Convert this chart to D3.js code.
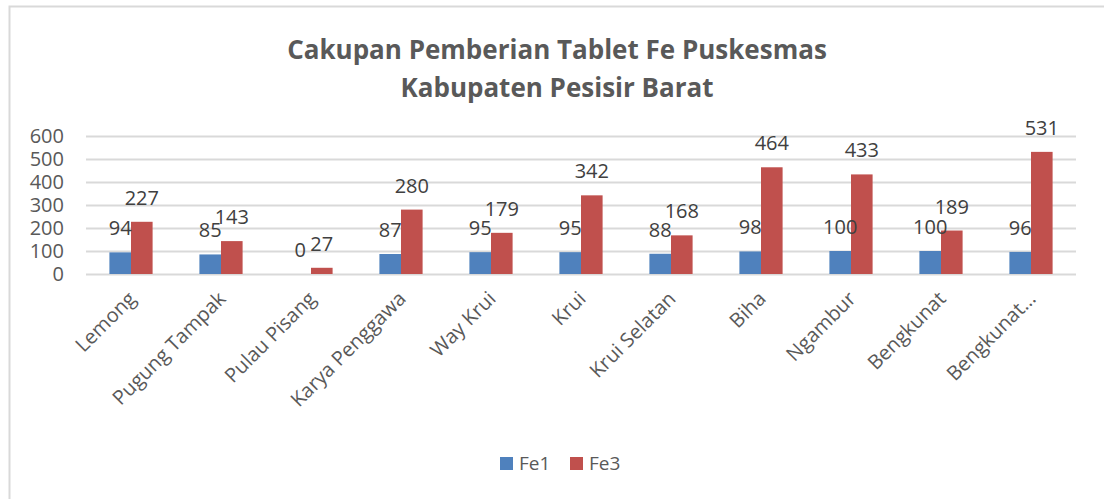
<!DOCTYPE html>
<html>
<head>
<meta charset="utf-8">
<script src="https://cdn.jsdelivr.net/npm/d3@7"></script>
<style>
  body { margin: 0; background: #fff; }
  text { font-family: "Open Sans", sans-serif; fill: #595959; }
</style>
</head>
<body>
<div id="chart"></div>
<script>
const categories = ['Lemong', 'Pugung Tampak', 'Pulau Pisang', 'Karya Penggawa', 'Way Krui', 'Krui', 'Krui Selatan', 'Biha', 'Ngambur', 'Bengkunat', 'Bengkunat…']
const fe1 = [94, 85, 0, 87, 95, 95, 88, 98, 100, 100, 96]
const fe3 = [227, 143, 27, 280, 179, 342, 168, 464, 433, 189, 531]
const yTicks = [0, 100, 200, 300, 400, 500, 600]
const seriesNames = ['Fe1', 'Fe3']
const colors = ['#4f81bd', '#c0504d']
const titleLines = ['Cakupan Pemberian Tablet Fe Puskesmas', 'Kabupaten Pesisir Barat']

function draw() {
    const dimensions = {
        width: 1104,
        height: 499,
        margin: { top: 136, bottom: 225, left: 86, right: 28 }
    }
    const containerWidth = dimensions.width - dimensions.margin.left - dimensions.margin.right
    const containerHeight = dimensions.height - dimensions.margin.top - dimensions.margin.bottom

    const svg = d3.select('#chart')
        .append('svg')
        .attr('width', dimensions.width)
        .attr('height', dimensions.height)

    // outer chart border (runs off the right and bottom edges)
    svg.append('rect')
        .attr('x', 9.5).attr('y', 6.5)
        .attr('width', 1110).attr('height', 510)
        .attr('fill', 'none')
        .attr('stroke', '#d9d9d9')
        .attr('stroke-width', 2)

    svg.append('g').selectAll('text')
        .data(titleLines)
        .join('text')
        .attr('x', 557)
        .attr('y', (d, i) => 59 + i * 38)
        .attr('text-anchor', 'middle')
        .style('font-size', '26px')
        .style('font-weight', 'bold')
        .text(d => d)

    const container = svg.append('g')
        .attr('transform', `translate(${dimensions.margin.left}, ${dimensions.margin.top})`)

    const xScale = d3.scaleBand()
        .domain(categories)
        .range([0, containerWidth])
        .paddingInner(0.52)
        .paddingOuter(0.26)

    const xSub = d3.scaleBand()
        .domain(seriesNames)
        .range([0, xScale.bandwidth()])

    const yScale = d3.scaleLinear()
        .domain([0, 600])
        .range([containerHeight, 0])

    const yAxis = d3.axisLeft(yScale)
        .tickValues(yTicks)
        .tickSize(-containerWidth)
        .tickPadding(22)

    const yAxisGroup = container.append('g').call(yAxis)
    yAxisGroup.select('.domain').remove()
    yAxisGroup.selectAll('line').attr('stroke', '#d9d9d9').attr('stroke-width', 2)
    yAxisGroup.selectAll('text')
        .attr('fill', '#595959')
        .style('font-size', '20px')
        .style('font-family', '"Open Sans", sans-serif')

    const rows = categories.map((c, i) => ({ c, vals: [fe1[i], fe3[i]] }))

    const groups = container.selectAll('.grp')
        .data(rows)
        .join('g')
        .attr('transform', d => `translate(${xScale(d.c)}, 0)`)

    groups.selectAll('rect')
        .data(d => d.vals.map((v, k) => ({ s: seriesNames[k], v, k })))
        .join('rect')
        .attr('x', d => xSub(d.s))
        .attr('y', d => yScale(d.v))
        .attr('width', xSub.bandwidth())
        .attr('height', d => containerHeight - yScale(d.v))
        .attr('fill', d => colors[d.k])

    groups.selectAll('.lbl')
        .data(d => d.vals.map((v, k) => ({ s: seriesNames[k], v, k })))
        .join('text')
        .attr('class', 'lbl')
        .attr('x', d => xSub(d.s) + xSub.bandwidth() / 2)
        .attr('y', d => yScale(d.v) - 17)
        .attr('text-anchor', 'middle')
        .style('font-size', '20px')
        .style('fill', '#404040')
        .text(d => d.v)

    // rotated category labels
    container.append('g').selectAll('text')
        .data(categories)
        .join('text')
        .attr('transform', d => `translate(${xScale(d) + xScale.bandwidth() / 2 + 6}, ${containerHeight + 26}) rotate(-45)`)
        .attr('text-anchor', 'end')
        .style('font-size', '20px')
        .text(d => d)

    // legend
    const legend = svg.append('g').attr('transform', 'translate(500, 457)')
    const item = legend.selectAll('g')
        .data(seriesNames)
        .join('g')
        .attr('transform', (d, i) => `translate(${i * 70}, 0)`)
    item.append('rect')
        .attr('width', 13).attr('height', 13)
        .attr('fill', (d, i) => colors[i])
    item.append('text')
        .attr('x', 19).attr('y', 13)
        .style('font-size', '19px')
        .text(d => d)
}

draw()
</script>
</body>
</html>
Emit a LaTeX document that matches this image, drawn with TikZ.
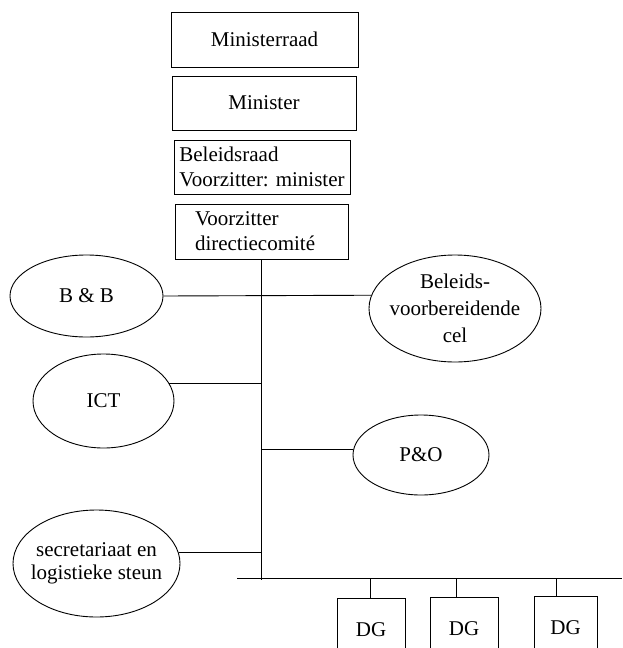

■ **PROBLEM TO WORK ON**
Without the pictures, restate all the entries above exactly.

■ **SOLUTION FOR THIS TASK**
Convert this chart to D3.js code.
<!DOCTYPE html>
<html>
<head>
<meta charset="utf-8">
<script src="https://cdn.jsdelivr.net/npm/d3@7"></script>
<style>
  body { margin: 0; background: #fff; }
  text { font-family: "Open Sans", sans-serif; fill: #595959; }
</style>
</head>
<body>
<div id="chart"></div>
<script>
const categories = ['Lemong', 'Pugung Tampak', 'Pulau Pisang', 'Karya Penggawa', 'Way Krui', 'Krui', 'Krui Selatan', 'Biha', 'Ngambur', 'Bengkunat', 'Bengkunat…']
const fe1 = [94, 85, 0, 87, 95, 95, 88, 98, 100, 100, 96]
const fe3 = [227, 143, 27, 280, 179, 342, 168, 464, 433, 189, 531]
const yTicks = [0, 100, 200, 300, 400, 500, 600]
const seriesNames = ['Fe1', 'Fe3']
const colors = ['#4f81bd', '#c0504d']
const titleLines = ['Cakupan Pemberian Tablet Fe Puskesmas', 'Kabupaten Pesisir Barat']

function draw() {
    const dimensions = {
        width: 1104,
        height: 499,
        margin: { top: 136, bottom: 225, left: 86, right: 28 }
    }
    const containerWidth = dimensions.width - dimensions.margin.left - dimensions.margin.right
    const containerHeight = dimensions.height - dimensions.margin.top - dimensions.margin.bottom

    const svg = d3.select('#chart')
        .append('svg')
        .attr('width', dimensions.width)
        .attr('height', dimensions.height)

    // outer chart border (runs off the right and bottom edges)
    svg.append('rect')
        .attr('x', 9.5).attr('y', 6.5)
        .attr('width', 1110).attr('height', 510)
        .attr('fill', 'none')
        .attr('stroke', '#d9d9d9')
        .attr('stroke-width', 2)

    svg.append('g').selectAll('text')
        .data(titleLines)
        .join('text')
        .attr('x', 557)
        .attr('y', (d, i) => 59 + i * 38)
        .attr('text-anchor', 'middle')
        .style('font-size', '26px')
        .style('font-weight', 'bold')
        .text(d => d)

    const container = svg.append('g')
        .attr('transform', `translate(${dimensions.margin.left}, ${dimensions.margin.top})`)

    const xScale = d3.scaleBand()
        .domain(categories)
        .range([0, containerWidth])
        .paddingInner(0.52)
        .paddingOuter(0.26)

    const xSub = d3.scaleBand()
        .domain(seriesNames)
        .range([0, xScale.bandwidth()])

    const yScale = d3.scaleLinear()
        .domain([0, 600])
        .range([containerHeight, 0])

    const yAxis = d3.axisLeft(yScale)
        .tickValues(yTicks)
        .tickSize(-containerWidth)
        .tickPadding(22)

    const yAxisGroup = container.append('g').call(yAxis)
    yAxisGroup.select('.domain').remove()
    yAxisGroup.selectAll('line').attr('stroke', '#d9d9d9').attr('stroke-width', 2)
    yAxisGroup.selectAll('text')
        .attr('fill', '#595959')
        .style('font-size', '20px')
        .style('font-family', '"Open Sans", sans-serif')

    const rows = categories.map((c, i) => ({ c, vals: [fe1[i], fe3[i]] }))

    const groups = container.selectAll('.grp')
        .data(rows)
        .join('g')
        .attr('transform', d => `translate(${xScale(d.c)}, 0)`)

    groups.selectAll('rect')
        .data(d => d.vals.map((v, k) => ({ s: seriesNames[k], v, k })))
        .join('rect')
        .attr('x', d => xSub(d.s))
        .attr('y', d => yScale(d.v))
        .attr('width', xSub.bandwidth())
        .attr('height', d => containerHeight - yScale(d.v))
        .attr('fill', d => colors[d.k])

    groups.selectAll('.lbl')
        .data(d => d.vals.map((v, k) => ({ s: seriesNames[k], v, k })))
        .join('text')
        .attr('class', 'lbl')
        .attr('x', d => xSub(d.s) + xSub.bandwidth() / 2)
        .attr('y', d => yScale(d.v) - 17)
        .attr('text-anchor', 'middle')
        .style('font-size', '20px')
        .style('fill', '#404040')
        .text(d => d.v)

    // rotated category labels
    container.append('g').selectAll('text')
        .data(categories)
        .join('text')
        .attr('transform', d => `translate(${xScale(d) + xScale.bandwidth() / 2 + 6}, ${containerHeight + 26}) rotate(-45)`)
        .attr('text-anchor', 'end')
        .style('font-size', '20px')
        .text(d => d)

    // legend
    const legend = svg.append('g').attr('transform', 'translate(500, 457)')
    const item = legend.selectAll('g')
        .data(seriesNames)
        .join('g')
        .attr('transform', (d, i) => `translate(${i * 70}, 0)`)
    item.append('rect')
        .attr('width', 13).attr('height', 13)
        .attr('fill', (d, i) => colors[i])
    item.append('text')
        .attr('x', 19).attr('y', 13)
        .style('font-size', '19px')
        .text(d => d)
}

draw()
</script>
</body>
</html>
Emit a LaTeX document that matches this image, drawn with TikZ.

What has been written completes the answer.